Most of the CPAC crowd was middle aged, but there was a substantial minority of young people in attendance. Young leaders spoke on important issues. Lawrence Jones of Campus Reform (25), Candace Owens of Turning Point (27), and Charlie Kirk of Turning Point (24), Grant Strobl of Young America’s Foundation (22) all spoke on panels during the convention. They focused on topics relating to leftist bias in media and the leftwing environment on college campuses. Two headlining speakers were also quite young. Ben Shapiro of the Daily Wire (34), gave an impassioned speech that highlighted the accomplishments of President Trump in his first year and how the fight against political correctness is only getting started. Our oldest ally across the sea, France, graced us with the presence of Marion Marechal-Le Pen (28), National Front Heiress and the youngest elected parliamentarian in modern French history. Le Pen’s speech, which was one of the shortest yet most moving, highlighted the need for continued friendship between the US and France and the importance in defending the Western values of, capitalism, Christian heritage, and national sovereignty.

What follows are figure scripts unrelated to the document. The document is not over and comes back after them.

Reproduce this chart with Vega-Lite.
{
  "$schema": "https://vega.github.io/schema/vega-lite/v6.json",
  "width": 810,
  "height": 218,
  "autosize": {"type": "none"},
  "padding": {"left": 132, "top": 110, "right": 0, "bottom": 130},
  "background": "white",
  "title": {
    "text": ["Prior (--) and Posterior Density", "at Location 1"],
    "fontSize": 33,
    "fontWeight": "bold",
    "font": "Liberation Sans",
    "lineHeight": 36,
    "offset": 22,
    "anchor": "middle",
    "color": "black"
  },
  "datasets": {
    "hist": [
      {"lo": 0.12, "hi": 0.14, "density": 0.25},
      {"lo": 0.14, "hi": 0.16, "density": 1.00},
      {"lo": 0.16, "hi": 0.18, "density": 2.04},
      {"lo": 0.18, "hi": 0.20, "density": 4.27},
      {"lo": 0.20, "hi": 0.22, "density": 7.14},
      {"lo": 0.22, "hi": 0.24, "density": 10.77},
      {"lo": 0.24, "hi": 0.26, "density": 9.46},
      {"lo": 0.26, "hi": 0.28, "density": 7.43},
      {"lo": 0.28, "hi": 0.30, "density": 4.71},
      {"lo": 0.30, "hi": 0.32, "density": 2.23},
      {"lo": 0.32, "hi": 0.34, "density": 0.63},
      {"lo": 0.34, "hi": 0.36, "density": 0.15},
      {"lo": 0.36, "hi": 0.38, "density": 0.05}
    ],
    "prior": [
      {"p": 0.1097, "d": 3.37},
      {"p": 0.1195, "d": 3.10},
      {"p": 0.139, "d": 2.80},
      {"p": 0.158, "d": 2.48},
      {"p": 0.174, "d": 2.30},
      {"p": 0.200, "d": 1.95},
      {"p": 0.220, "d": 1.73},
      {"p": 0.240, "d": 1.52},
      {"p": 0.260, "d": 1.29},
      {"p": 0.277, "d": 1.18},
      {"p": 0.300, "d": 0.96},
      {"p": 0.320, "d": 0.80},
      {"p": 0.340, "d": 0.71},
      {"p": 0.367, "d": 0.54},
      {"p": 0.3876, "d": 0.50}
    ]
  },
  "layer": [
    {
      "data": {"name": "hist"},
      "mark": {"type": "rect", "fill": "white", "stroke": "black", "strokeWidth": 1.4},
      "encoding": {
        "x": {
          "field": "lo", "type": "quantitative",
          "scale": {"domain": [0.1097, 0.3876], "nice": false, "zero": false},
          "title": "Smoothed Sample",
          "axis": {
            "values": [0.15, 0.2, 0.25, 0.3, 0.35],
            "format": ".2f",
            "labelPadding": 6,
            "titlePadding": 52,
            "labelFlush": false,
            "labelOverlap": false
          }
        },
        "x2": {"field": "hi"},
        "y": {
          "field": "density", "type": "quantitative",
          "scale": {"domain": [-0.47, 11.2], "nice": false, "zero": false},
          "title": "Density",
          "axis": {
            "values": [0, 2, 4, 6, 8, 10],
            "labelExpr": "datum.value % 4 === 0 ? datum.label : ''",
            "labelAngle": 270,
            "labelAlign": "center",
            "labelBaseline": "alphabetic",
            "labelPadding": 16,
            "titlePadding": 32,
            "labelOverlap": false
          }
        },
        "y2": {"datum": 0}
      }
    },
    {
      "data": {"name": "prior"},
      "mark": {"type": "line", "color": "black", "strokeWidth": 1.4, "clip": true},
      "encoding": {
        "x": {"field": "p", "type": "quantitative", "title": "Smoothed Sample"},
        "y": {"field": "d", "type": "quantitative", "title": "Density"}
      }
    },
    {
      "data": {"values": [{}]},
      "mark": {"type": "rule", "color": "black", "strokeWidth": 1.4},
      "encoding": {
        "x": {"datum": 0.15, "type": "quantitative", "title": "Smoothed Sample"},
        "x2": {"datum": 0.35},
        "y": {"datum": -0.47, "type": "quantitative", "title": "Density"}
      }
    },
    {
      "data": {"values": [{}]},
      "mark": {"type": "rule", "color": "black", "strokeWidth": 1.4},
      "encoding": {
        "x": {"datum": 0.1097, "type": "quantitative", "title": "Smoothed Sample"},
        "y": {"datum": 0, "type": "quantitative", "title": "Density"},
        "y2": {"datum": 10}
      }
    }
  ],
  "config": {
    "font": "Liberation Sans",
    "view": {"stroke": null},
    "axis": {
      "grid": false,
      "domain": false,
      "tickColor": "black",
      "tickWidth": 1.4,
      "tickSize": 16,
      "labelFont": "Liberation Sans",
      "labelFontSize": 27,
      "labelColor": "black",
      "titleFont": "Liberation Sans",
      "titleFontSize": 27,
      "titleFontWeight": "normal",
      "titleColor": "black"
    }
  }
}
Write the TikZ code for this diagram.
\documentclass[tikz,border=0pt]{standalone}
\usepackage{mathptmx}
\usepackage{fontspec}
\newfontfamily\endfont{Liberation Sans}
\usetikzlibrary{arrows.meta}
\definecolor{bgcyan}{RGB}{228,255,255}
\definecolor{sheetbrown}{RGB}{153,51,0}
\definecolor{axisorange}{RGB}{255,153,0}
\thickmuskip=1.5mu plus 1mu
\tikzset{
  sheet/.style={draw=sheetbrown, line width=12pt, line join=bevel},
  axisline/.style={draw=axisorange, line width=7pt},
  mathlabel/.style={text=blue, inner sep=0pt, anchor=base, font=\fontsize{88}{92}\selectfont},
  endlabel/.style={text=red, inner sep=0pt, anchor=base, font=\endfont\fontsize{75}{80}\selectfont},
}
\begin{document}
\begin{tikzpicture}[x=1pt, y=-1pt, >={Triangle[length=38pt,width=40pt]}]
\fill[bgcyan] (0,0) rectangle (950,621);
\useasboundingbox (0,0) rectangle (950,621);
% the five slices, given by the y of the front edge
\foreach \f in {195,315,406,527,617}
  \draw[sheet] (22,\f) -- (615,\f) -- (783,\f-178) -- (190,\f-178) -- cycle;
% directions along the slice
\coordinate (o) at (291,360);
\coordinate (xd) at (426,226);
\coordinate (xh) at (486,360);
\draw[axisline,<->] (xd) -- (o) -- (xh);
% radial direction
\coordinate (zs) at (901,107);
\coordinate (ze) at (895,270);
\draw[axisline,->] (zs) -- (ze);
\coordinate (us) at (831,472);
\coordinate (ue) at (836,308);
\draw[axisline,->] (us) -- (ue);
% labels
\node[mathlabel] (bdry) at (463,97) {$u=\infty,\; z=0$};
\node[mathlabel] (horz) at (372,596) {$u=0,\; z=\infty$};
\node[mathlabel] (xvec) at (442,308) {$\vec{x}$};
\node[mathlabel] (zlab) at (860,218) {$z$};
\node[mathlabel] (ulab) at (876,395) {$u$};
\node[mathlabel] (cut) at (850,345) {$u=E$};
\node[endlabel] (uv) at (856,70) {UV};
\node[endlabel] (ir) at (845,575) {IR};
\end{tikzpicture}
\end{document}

Young people in attendance were highly engaged, in the hallways they could be heard debating policies from gun control to economics. They held positions from Never Trumpism to Hardline Libertarianism. Patrick Hauf, a freshman at Bonaventure University, said that attending CPAC was an “amazing experience that allowed [him] to build both professional and personal relationships. It was an honor witnessing the president and vice president speak and was overall an experience to remember.” Kevin McMahon, a student at the University of Virginia, believes that CPAC was a good sign of the future for conservatism saying, “We seem to be drilling the principles of conservatism into young people and I think that is going to build a very strong generational movement of people driving for constitutional conservatism. Achieving this won’t be easy, but we’re off to a good start.”